A few short years ago, the watch phrase among journalists was, “Let’s have a conversation.” Now it’s: “Shut up, man.”

The episode presented unneeded evidence that big media have tilted so far to the left that anchors can’t even see that there’s another angle.

I’m old school. I believe the answer to speech with which I disagree — and I frequently disagree with Trump’s statements — is more speech. Don’t muzzle. Talk back.

Sadly, with Trump running for the White House again, network biggies see it as their job not to report — but to purge.

And, by the way, as News Nation’s Dan Abrams showed with a montage of Tapper likening Trump to Hitler and otherwise slamming Trump, Leavitt had a point.

It’s pretty clear that the most biased journalists are blind to their own agendas.

On CBS Sunday, “Face the Nation” moderator Margaret Brennan interviewed former CIA Deputy Director, now CBS News senior national security contributor, Mike Morell about a piece he co-authored for Foreign Affairs, “The Terrorism Warning Lights are Blinking Red Again — Echoes of the Run-Up to 9/11.”

Problem: In October 2020, Morell was one of 51 members of the Intelligence Community who signed a letter that warned a New York Post story about Hunter Biden’s laptop “has all the classic earmarks of a Russian information operation.”

It turned out, the New York Post story was accurate and the “intelligence” community got it wrong.

Morell’s point on Sunday is that Washington lacks a sense of “urgency” as recent events augur a terrorist attack. Sadly, after signing the laptop letter, Morell’s credibility is impaired. He’s the wrong messenger.

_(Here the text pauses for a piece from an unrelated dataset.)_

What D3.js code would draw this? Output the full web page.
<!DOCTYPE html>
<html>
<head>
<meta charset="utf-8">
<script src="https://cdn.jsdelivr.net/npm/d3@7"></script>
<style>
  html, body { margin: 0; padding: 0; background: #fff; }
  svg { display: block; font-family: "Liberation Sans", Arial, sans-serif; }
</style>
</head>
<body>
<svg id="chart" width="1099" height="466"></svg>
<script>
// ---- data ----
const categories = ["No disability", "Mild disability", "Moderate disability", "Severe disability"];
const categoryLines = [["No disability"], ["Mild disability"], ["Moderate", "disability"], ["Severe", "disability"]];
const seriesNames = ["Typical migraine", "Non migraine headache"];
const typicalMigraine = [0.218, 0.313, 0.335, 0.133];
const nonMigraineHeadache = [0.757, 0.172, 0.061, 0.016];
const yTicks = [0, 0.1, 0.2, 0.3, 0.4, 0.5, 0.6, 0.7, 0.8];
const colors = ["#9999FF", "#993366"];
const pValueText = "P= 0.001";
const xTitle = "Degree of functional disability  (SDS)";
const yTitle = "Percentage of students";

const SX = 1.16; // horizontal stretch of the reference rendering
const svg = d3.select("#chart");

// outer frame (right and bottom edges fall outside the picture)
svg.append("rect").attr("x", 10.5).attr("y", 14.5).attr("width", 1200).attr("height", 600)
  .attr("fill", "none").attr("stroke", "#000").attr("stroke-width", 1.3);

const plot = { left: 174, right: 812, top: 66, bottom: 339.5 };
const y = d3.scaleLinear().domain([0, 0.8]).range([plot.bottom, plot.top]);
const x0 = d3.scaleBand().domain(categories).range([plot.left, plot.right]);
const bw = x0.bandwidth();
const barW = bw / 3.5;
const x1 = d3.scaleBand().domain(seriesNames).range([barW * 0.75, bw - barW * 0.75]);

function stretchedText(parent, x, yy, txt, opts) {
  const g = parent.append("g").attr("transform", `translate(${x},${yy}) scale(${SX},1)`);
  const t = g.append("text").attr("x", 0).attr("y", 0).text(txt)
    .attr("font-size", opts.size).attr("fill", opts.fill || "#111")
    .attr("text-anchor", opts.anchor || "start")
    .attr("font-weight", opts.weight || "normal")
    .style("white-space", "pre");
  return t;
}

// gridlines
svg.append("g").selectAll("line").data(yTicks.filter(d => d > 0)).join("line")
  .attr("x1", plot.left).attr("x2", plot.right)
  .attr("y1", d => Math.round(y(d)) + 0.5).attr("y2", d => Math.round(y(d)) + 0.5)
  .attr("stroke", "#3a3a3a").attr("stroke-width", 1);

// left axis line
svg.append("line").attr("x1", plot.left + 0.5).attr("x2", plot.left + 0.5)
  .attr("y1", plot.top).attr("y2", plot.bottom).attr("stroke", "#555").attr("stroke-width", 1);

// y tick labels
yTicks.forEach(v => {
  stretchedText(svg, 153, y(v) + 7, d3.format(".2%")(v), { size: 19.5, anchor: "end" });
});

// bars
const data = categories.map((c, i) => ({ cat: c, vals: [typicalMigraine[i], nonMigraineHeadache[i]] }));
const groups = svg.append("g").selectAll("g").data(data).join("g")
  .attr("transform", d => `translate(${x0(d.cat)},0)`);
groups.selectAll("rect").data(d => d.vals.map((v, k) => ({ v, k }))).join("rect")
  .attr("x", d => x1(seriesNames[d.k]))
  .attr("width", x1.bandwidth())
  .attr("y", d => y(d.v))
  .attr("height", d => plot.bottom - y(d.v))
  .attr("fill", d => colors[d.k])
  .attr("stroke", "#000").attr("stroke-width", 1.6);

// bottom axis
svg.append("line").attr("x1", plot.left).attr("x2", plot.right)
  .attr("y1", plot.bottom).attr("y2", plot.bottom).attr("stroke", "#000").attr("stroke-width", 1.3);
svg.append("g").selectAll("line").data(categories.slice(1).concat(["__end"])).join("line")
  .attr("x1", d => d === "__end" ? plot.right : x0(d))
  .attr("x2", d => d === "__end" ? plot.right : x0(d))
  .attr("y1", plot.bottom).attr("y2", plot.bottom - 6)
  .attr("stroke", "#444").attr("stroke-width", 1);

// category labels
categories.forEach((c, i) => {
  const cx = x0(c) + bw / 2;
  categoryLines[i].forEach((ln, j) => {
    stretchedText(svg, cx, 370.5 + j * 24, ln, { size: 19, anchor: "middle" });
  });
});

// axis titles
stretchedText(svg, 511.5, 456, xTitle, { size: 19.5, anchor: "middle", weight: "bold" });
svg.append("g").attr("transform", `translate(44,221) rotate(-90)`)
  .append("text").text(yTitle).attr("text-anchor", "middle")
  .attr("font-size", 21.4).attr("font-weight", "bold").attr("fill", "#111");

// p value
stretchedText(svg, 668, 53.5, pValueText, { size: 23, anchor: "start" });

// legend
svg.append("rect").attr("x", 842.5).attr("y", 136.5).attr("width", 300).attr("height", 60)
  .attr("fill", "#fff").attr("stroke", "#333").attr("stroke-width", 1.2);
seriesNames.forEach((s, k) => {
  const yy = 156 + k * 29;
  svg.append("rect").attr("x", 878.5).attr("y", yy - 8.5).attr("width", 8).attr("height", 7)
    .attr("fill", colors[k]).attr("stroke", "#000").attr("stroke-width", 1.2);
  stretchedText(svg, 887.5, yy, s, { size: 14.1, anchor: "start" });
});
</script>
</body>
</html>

Mark Corallo, who worked in the Department of Justice under then President George W. Bush, said of Morell, and other signers, “They are professional, highly-trained liars. They are also Democrat party apparatchiks. They will stop at nothing to retain power.”

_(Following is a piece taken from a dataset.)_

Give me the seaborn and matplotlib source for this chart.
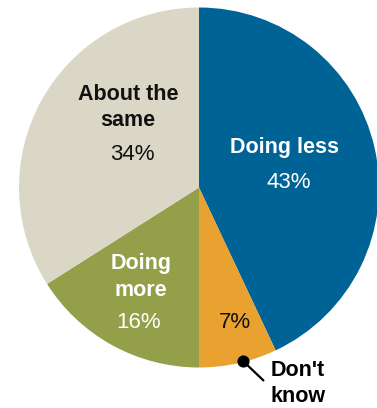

As for Face the Nation’s decision to give Morell a pliant platform, Corallo told me, “What I used to believe was the last line of defense in this free republic has failed us — that would be the free press.”

Anything goes with Big News, Corallo suspects, if the stunt damages Trump.

Corallo has no doubt that the signers knew at the time that the letter was bogus, because the missive included a caveat — the 51 signers offered that they didn’t know for sure that the laptop emails were Russian mischief — but felt emboldened because “such an operation would be consistent with Russian objectives.”

That’s how weasels talk.

“They haven’t even dropped one rung on the status ladder,” a former member of the intelligence community groused to me.

The fact that Morell is on network TV, when other former intelligence colleagues who didn’t make false claims about the laptop story, don’t get a prestige perch or payday, she asked, “What does that teach everyone else?”

To my source, Morell’s network gig at CBS looks appears like a “self-licking ice cream cone.”